Il 4 agosto 2020 Beirut veniva devastata da una potente esplosione che ha causato oltre 200 vittime, 7 mila feriti e sono più di 300 mila le persone che attualmente non possono rientrare nelle proprie case. Quattro gli ospedali colpiti, tra cui il più grande della città gravemente danneggiato. Migliaia di tonnellate di materiali che erano stipati nel porto sono andati distrutti, tra cui generi di prima necessità indispensabili in un Paese fortemente dipendente dalle importazioni. Una situazione drammatica che ha sollecitato aiuti economici, ma non solo. Nella città di Beirut anche i volontari italiani di Operazione Colomba, il corpo di pace dell’Associazione Papa Giovanni XXIII, che operano nei campi profughi che accolgono i siriani, si sono attivati: cercano tra le macerie, ripuliscono, confortano chi ha perso tutto.

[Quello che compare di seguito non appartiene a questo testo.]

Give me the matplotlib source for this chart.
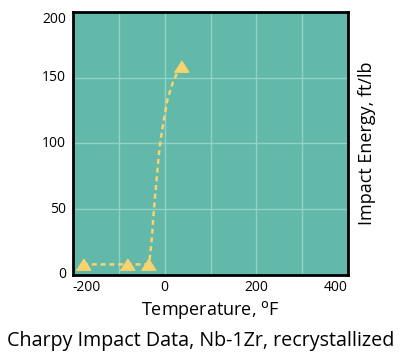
import matplotlib
matplotlib.use("Agg")
import matplotlib.pyplot as plt
import matplotlib.transforms as mtrans

# measured points (temperature F, impact energy ft/lb)
temps = [-178, -82, -36, 36]
energy = [8, 8, 8, 159]

# trend curve
curve_t = [-178, -82, -36, -33.5, -30.5, -27, -24.8, -21.7, -18.3, -15.2,
           -11.7, -6.5, -0.8, 5.7, 17.5, 26.3, 33]
curve_e = [8, 8, 8, 10, 19, 32, 44, 57, 70, 82,
           95, 108, 120, 133, 146, 153, 157]

xticks = [-200, 0, 200, 400]
yticks = [0, 50, 100, 150, 200]

teal = "#62b9a9"
yellow = "#f8d36e"

plt.rcParams['font.family'] = ['Open Sans', 'DejaVu Sans']

fig = plt.figure(figsize=(4.01, 3.52), dpi=100)
ax = fig.add_axes([0.182, 0.219, 0.686, 0.747])
ax.set_facecolor(teal)

ax.set_xlim(-200, 400)
ax.set_ylim(0, 200)
for gx in [-100, 0, 100, 200, 300]:
    ax.axvline(gx, color="#92d3c4", lw=1, zorder=1)
for gy in [50, 100, 150]:
    ax.axhline(gy, color="#92d3c4", lw=1, zorder=1)

tri = [(-1, -0.78), (1, -0.78), (0, 0.78)]
ax.plot(curve_t, curve_e, color=yellow, lw=1.8, ls=(0, (2, 1.5)), zorder=2)
ax.plot(temps, energy, ls="none", marker=tri, ms=10.5, color=yellow, zorder=3)


def nudge(lab, dx, dy):
    lab.set_transform(lab.get_transform() + mtrans.ScaledTranslation(dx / 72, dy / 72, fig.dpi_scale_trans))


ax.set_xticks(xticks)
ax.set_xticklabels([str(t) for t in xticks], fontsize=10)
# the original labels sit a little off their gridlines
shifts = [4, 0, -7, 0]
for lab, ha, dx in zip(ax.get_xticklabels(), ["left", "center", "center", "right"], shifts):
    lab.set_ha(ha)
    nudge(lab, dx, 0)
ax.set_yticks(yticks)
ax.set_yticklabels([str(t) for t in yticks], fontsize=10)
for lab, va in zip(ax.get_yticklabels(), ["center", "center", "center", "center", "top"]):
    lab.set_va(va)
nudge(ax.get_yticklabels()[0], 0, 3)
ax.tick_params(axis="x", length=0, pad=4)
ax.tick_params(axis="y", length=0, pad=5)

for s in ax.spines.values():
    s.set_linewidth(2)
    s.set_color("black")

ax.set_xlabel(r"Temperature, $^{\mathrm{o}}$F", fontsize=13, va="baseline")
ax.xaxis.set_label_coords(0.5, -0.152)
ax.yaxis.set_label_position("right")
ax.set_ylabel("Impact Energy, ft/lb", fontsize=13, labelpad=7)

fig.text(0.5, 0.017, "Charpy Impact Data, Nb-1Zr, recrystallized",
         ha="center", va="baseline", fontsize=14.2)

fig.savefig("out.png", dpi=100)
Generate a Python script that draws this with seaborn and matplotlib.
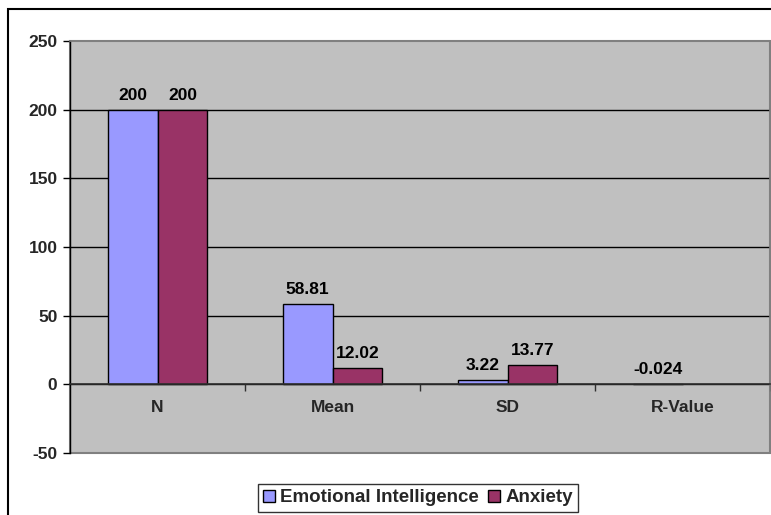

«Abu Sara», racconta Caterina, «è vivo per miracolo, se l’esplosione fosse stata 3 minuti prima e non avesse avuto i finestrini dell’auto abbassati, sarebbe morto probabilmente, visto che era appena passato davanti al porto. Karantina, il quartiere che prende il nome dalla quarantena obbligatoria che i viaggiatori dovevano fare una volta approdati al porto, oggi è un quartiere multietnico e multiconfessionale. Qui le case sono perlopiù totalmente crollate, altre pericolanti». Macerie, case distrutte… le Equipe Notre-Dame del Libano hanno lanciato un appello legato a una testimonianza raccolta da una famiglia di Beirut: «Come potrei dimenticare quelle grida di dolore che venivano dalle macerie e la sua voce addolorata che gridava: ‘Portatemi a casa mia’. Una volta rientrati a casa sua, si è accomodata sulla sua sedia e, fissandoci negli occhi, ci disse: ‘Non ho intenzione di lasciare casa mia’. Poi ci ha chiesto di aprire le finestre e di chiudere la porta una volta usciti. Molto commossi ci siamo guardati e con le lacrime agli occhi le abbiamo detto con una sola voce: ‘Porte e finestre le ricostruiremo con le nostre mani’». Così sul sito dell’Equipe (www.equipes-notre-dame.it/) tutti i dettagli per contribuire.
Facendo base a Jbeil, a 37 chilometri dalla capitale, i Salesiani accolgono e assistono chi ha perso familiari, tetto e lavoro in seguito all’esplosione e per questo hanno lanciato una campagna straordinaria (https://progetti.missionidonbosco.org/progetti/cure-medicine-e-accoglienza-per-le-famiglie-di-beirut) per una raccolta fondi mirata all’aiuto sanitario e alimentare ma anche all’assistenza psicologica per i bambini rimasti sotto shock.
A Torino la Caritas diocesana ha raccolto e rilanciato l’appello di Caritas italiana che da anni collabora con Caritas Libano. La Presidenza della Cei ha deciso lo stanziamento di 1 milione di euro dai fondi otto per mille, stanziamento che sarà utilizzato a sostegno dei piani di intervento d’emergenza di Caritas Libano, tramite Caritas italiana, per i prossimi 12 mesi. Un programma di aiuti articolato: sostegno alimentare, psicologico, medico. Chi volesse contribuire può utilizzare il canale della Caritas Diocesana Torino sul conto corrente bancario IT81R0329601601000064319198 intestato ad Arcidiocesi Torino – Caritas; causale: emergenza Libano agosto 2020.